[Collected data]
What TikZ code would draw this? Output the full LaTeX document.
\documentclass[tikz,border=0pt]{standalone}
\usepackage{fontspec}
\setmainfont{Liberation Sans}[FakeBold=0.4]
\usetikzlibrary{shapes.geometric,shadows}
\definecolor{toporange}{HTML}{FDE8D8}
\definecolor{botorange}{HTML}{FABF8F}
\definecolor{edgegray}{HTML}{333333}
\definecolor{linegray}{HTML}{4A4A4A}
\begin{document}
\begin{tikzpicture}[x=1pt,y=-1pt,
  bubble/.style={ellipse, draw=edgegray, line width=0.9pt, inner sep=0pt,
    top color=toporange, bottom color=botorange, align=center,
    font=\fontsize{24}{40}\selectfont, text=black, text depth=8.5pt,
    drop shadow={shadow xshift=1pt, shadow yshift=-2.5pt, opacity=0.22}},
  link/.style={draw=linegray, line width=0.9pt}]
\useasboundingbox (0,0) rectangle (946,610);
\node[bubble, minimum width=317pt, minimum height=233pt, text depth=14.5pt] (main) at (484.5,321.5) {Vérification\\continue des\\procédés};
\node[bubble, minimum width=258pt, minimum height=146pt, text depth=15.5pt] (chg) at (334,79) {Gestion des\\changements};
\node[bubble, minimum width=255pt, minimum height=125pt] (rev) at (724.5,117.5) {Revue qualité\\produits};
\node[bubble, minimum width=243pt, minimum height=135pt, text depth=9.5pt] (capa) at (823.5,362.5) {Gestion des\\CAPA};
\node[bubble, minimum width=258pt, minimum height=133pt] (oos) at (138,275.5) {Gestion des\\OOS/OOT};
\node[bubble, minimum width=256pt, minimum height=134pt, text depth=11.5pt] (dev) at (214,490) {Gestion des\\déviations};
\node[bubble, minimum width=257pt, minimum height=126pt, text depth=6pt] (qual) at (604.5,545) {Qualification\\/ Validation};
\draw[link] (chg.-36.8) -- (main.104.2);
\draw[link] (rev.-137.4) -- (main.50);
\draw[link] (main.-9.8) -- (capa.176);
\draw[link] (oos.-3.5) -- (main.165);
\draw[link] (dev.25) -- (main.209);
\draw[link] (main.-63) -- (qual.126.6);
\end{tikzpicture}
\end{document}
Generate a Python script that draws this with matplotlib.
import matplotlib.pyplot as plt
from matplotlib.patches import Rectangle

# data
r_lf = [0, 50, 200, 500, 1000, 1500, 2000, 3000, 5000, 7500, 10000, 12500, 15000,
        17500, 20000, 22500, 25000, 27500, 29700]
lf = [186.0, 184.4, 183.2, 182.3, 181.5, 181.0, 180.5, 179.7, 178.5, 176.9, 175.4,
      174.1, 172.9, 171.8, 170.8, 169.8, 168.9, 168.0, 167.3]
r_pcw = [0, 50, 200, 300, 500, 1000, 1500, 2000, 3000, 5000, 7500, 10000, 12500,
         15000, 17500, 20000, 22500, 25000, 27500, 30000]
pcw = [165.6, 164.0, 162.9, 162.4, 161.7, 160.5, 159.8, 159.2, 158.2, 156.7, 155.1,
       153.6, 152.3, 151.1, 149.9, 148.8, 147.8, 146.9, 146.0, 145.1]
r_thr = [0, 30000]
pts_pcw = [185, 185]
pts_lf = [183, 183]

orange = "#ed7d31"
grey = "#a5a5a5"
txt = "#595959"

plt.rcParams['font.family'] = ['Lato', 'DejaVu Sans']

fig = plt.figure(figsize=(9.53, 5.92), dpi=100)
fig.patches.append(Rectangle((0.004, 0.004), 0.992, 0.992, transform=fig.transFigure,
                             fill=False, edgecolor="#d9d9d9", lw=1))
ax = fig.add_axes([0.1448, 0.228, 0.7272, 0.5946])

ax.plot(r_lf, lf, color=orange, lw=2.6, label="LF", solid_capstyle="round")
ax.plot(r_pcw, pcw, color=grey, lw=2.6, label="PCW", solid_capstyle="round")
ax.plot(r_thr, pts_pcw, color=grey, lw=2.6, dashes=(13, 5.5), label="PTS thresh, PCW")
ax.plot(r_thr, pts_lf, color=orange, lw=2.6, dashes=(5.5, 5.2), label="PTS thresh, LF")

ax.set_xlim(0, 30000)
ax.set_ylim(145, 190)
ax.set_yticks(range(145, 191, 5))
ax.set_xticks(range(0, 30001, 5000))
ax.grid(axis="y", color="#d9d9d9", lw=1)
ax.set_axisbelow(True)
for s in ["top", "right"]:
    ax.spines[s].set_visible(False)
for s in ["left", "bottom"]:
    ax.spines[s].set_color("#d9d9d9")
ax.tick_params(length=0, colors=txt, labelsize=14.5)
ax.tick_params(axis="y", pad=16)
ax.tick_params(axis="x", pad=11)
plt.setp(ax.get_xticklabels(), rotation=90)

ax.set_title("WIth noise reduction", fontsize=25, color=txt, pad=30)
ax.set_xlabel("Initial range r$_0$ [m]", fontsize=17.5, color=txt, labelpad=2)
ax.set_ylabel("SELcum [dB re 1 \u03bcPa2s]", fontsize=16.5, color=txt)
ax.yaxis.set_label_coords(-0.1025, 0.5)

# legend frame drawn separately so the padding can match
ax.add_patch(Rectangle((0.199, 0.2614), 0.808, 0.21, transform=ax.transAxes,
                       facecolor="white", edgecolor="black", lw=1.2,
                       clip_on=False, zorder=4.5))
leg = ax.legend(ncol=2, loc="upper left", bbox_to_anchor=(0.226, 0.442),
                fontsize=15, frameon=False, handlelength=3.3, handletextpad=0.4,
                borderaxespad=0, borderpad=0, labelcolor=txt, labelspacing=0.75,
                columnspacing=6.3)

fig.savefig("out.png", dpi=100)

[EXERCISE DESCRIPTION]: The lines above from the one containing "Generate a Python" through the one containing "from matplotlib.patches import Rectangle" are to be set down exactly, and no others.

[OUTPUT FOR THIS EXERCISE]:
Generate a Python script that draws this with matplotlib.
import matplotlib.pyplot as plt
from matplotlib.patches import Rectangle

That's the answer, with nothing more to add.